5) Learn Your Environment
 It sounds like common sense but just taking a few hours or a day to learn where all your vital supplies (pipettes, tips, beakers, Eppendorf tubes etc.) are can save a lot of time and hassle in the long run. Which again leads us onto…

4) Be A Squirrel
 Or at the least, think like a squirrel. If you can’t realistically stash a few abundant supplies away in the lab, at least learn where others stash theirs or the lab’s backup supply. You don’t want to run out of yeast extract halfway through making some media for example.

3) Time Management
 Yeah, you could go grab a cup of tea while your gels are running…or you could start setting up your next experiment. It could save you your dinner break.
For example I’ve started to make and sterilise my media on an evening so that it’s sterile and ready for use in the morning. As a thorough autoclave cycle for, say, agar is 120 degrees for 30 minute cycles, this can save you a good two hours twiddling your thumbs in the morning. In the long run it can mean the difference of finishing at 5 or finishing at 7.
(And I know what you’re thinking; yes the agar will solidify overnight in the bottle but a quick autoclave or microwave in the morning will sort it out, just remember to loosen the lid so that it doesn’t explode).

2) Know the Experts
 Everyone in the lab will be particularly good at one thing or another. Simon is a whizz at protein purification. Sarah can avoid contamination like a freckly kid avoids sunlight. John has never had a PCR fail (don’t believe him).
Whoever they are, and whatever they’re good at, it’s always worth it to note who knows what in your lab. That way, when you run into trouble or issues yourself, you know who to buy a cheeky pint for in exchange for some advice.
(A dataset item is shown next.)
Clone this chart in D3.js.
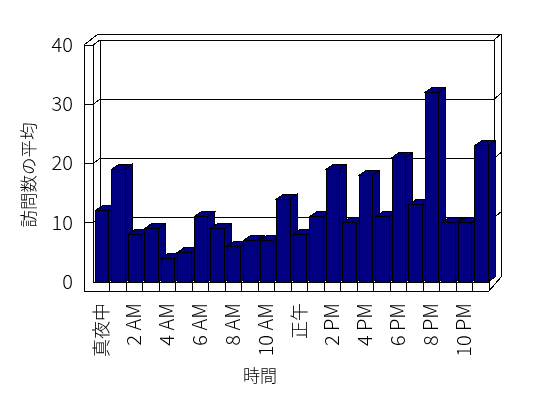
<!DOCTYPE html>
<html>
<head>
<meta charset="utf-8">
<script src="https://cdn.jsdelivr.net/npm/d3@7"></script>
<style>
  html, body { margin: 0; padding: 0; background: #fff; }
  svg { display: block; will-change: transform; }
  text { fill: #000; font-family: "Liberation Sans Narrow", "Noto Sans CJK JP", sans-serif; font-weight: 300; }
  .cjk { font-family: "Noto Sans CJK JP", sans-serif; }
</style>
</head>
<body>
<div id="chart"></div>
<script>
const hours = ["真夜中", "1 AM", "2 AM", "3 AM", "4 AM", "5 AM", "6 AM", "7 AM", "8 AM", "9 AM", "10 AM", "11 AM",
  "正午", "1 PM", "2 PM", "3 PM", "4 PM", "5 PM", "6 PM", "7 PM", "8 PM", "9 PM", "10 PM", "11 PM"];
const visits = [12, 19, 8, 9, 4, 5, 11, 9, 6, 7, 7, 14, 8, 11, 19, 10, 18, 11, 21, 13, 32, 10, 10, 23];
const yTicks = [0, 10, 20, 30, 40];
const xTicks = hours.filter((d, i) => i % 2 === 0);
const xTitle = "時間";
const yTitle = "訪問数の平均";

const width = 548;
const height = 398;
// plot corners, the walls are offset from these by the depth
const plotLeft = 93, plotRight = 489, plotBottom = 282, plotTop = 45;
const wallDx = 7, wallDy = 5;
const slabDx = 9, slabDy = 9;
const barDx = 7, barDy = 5;

const x = d3.scaleBand().domain(hours).range([plotLeft, plotRight]);
const y = d3.scaleLinear().domain([0, 40]).range([plotBottom, plotTop]);

const svg = d3.select("#chart").append("svg")
  .attr("width", width)
  .attr("height", height);

const frame = svg.append("g")
  .attr("fill", "none")
  .attr("stroke", "#000")
  .attr("shape-rendering", "crispEdges");

// walls
frame.append("path").attr("d", [
  `M${plotLeft - slabDx},${plotBottom + slabDy}V${plotTop}`,
  `M${plotLeft},${plotBottom}V${plotTop}`,
  `M${plotLeft + wallDx},${plotBottom}V${plotTop - wallDy}`,
  `H${plotRight + 5}V${plotBottom - 5}L${plotRight},${plotBottom}`,
  `M${plotLeft - slabDx},${plotTop}L${plotLeft - slabDx + 14},${plotTop - 11}H${plotRight + 12}V${plotBottom - 5}L${plotRight},${plotBottom + slabDy}V${plotBottom}`,
  `M${plotLeft - slabDx},${plotTop}H${plotLeft}L${plotLeft + wallDx},${plotTop - wallDy}`,
  `M${plotRight + 5},${plotTop - wallDy}L${plotRight + 12},${plotTop - 11}`
].join(""));

// grid lines run along the side wall and the back wall
frame.selectAll(".grid")
  .data(yTicks.slice(1, -1))
  .enter().append("path")
    .attr("class", "grid")
    .attr("d", d => `M${plotLeft - slabDx},${y(d)}H${plotLeft}L${plotLeft + wallDx},${y(d) - wallDy}H${plotRight + 5}L${plotRight + 12},${y(d) - 11}`);

// floor
frame.append("path")
  .attr("d", `M${plotLeft - slabDx},${plotBottom + slabDy}H${plotRight}M${plotLeft},${plotBottom}H${plotRight}`);
frame.selectAll(".floor-tick")
  .data(hours)
  .enter().append("line")
    .attr("class", "floor-tick")
    .attr("x1", d => x(d) + x.bandwidth())
    .attr("x2", d => x(d) + x.bandwidth())
    .attr("y1", plotBottom)
    .attr("y2", plotBottom + slabDy);

// bars, painted left to right so each one covers the side of the previous
const bars = svg.selectAll(".bar")
  .data(hours.map((h, i) => ({ hour: h, value: visits[i] })))
  .enter().append("g")
    .attr("class", "bar")
    .attr("fill", "#000080")
    .attr("stroke", "#000")
    .attr("shape-rendering", "crispEdges");

const barLeft = d => x(d.hour) + 2;
const barRight = d => x(d.hour) + 15.5;

bars.append("rect")
  .attr("x", barLeft)
  .attr("y", d => y(d.value))
  .attr("width", d => barRight(d) - barLeft(d))
  .attr("height", d => plotBottom - y(d.value));

bars.append("path")
  .attr("d", d => `M${barRight(d)},${plotBottom}V${y(d.value)}l${barDx},${-barDy}V${plotBottom - barDy}Z`);

bars.append("path")
  .attr("d", d => `M${barLeft(d)},${y(d.value)}l${barDx},${-barDy}H${barRight(d) + barDx}l${-barDx},${barDy}Z`);

// axes
const yAxis = svg.append("g")
  .attr("transform", "translate(78,0)")
  .call(d3.axisLeft(y).tickValues(yTicks).tickSize(0).tickPadding(5));
yAxis.select(".domain").remove();
yAxis.attr("font-family", null);
yAxis.selectAll("text")
  .style("font-size", "20px");

const xAxis = svg.append("g")
  .attr("transform", `translate(0,${plotBottom + slabDy})`)
  .call(d3.axisBottom(x).tickValues(xTicks).tickSize(0));
xAxis.select(".domain").remove();
xAxis.attr("font-family", null);
xAxis.selectAll("text")
  .attr("transform", "rotate(-90)")
  .attr("x", -12)
  .attr("y", 0)
  .attr("dy", ".35em")
  .style("text-anchor", "end")
  .style("font-size", d => d.includes("M") ? "20px" : "18px");

svg.append("text")
  .attr("class", "cjk")
  .attr("x", 260)
  .attr("y", 382)
  .style("text-anchor", "middle")
  .style("font-size", "17px")
  .text(xTitle);

svg.append("text")
  .attr("class", "cjk")
  .attr("transform", "translate(35,175) rotate(-90)")
  .style("text-anchor", "middle")
  .style("font-size", "17.5px")
  .text(yTitle);
</script>
</body>
</html>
And lastly, I think the best tip I can give anyone starting work in a lab…

1) Murphy’s Law
 What can go wrong, will go wrong. Your experiments will fail. PCR’s will give blank/confusing results. Purified enzymes will go off faster than a kebab left in a gym bag.
Experiments will fail, it’s unavoidable but the quicker you accept it, the easier things will become. Yes, a good rant now and again is carthargic and perfectly natural, I’m not saying you have to become the Dalai Llama but why not turn these negatives and failures into opportunities to learn the minutiae and quirks of the procedures, what works and what doesn’t. In the long run, it’s this hands-on experience that marks a veteran scientist and this is only gained over time, trial and error.

And there you have it. My top 11 tips for those who are thinking of or are starting work in a lab. I know that many of these sound very specific to microbiology, a lot of them can be applied to a range of biomedical disciplines and fields. So I hope you’ve learnt a thing or two today, and are raring to go. Go get ‘em!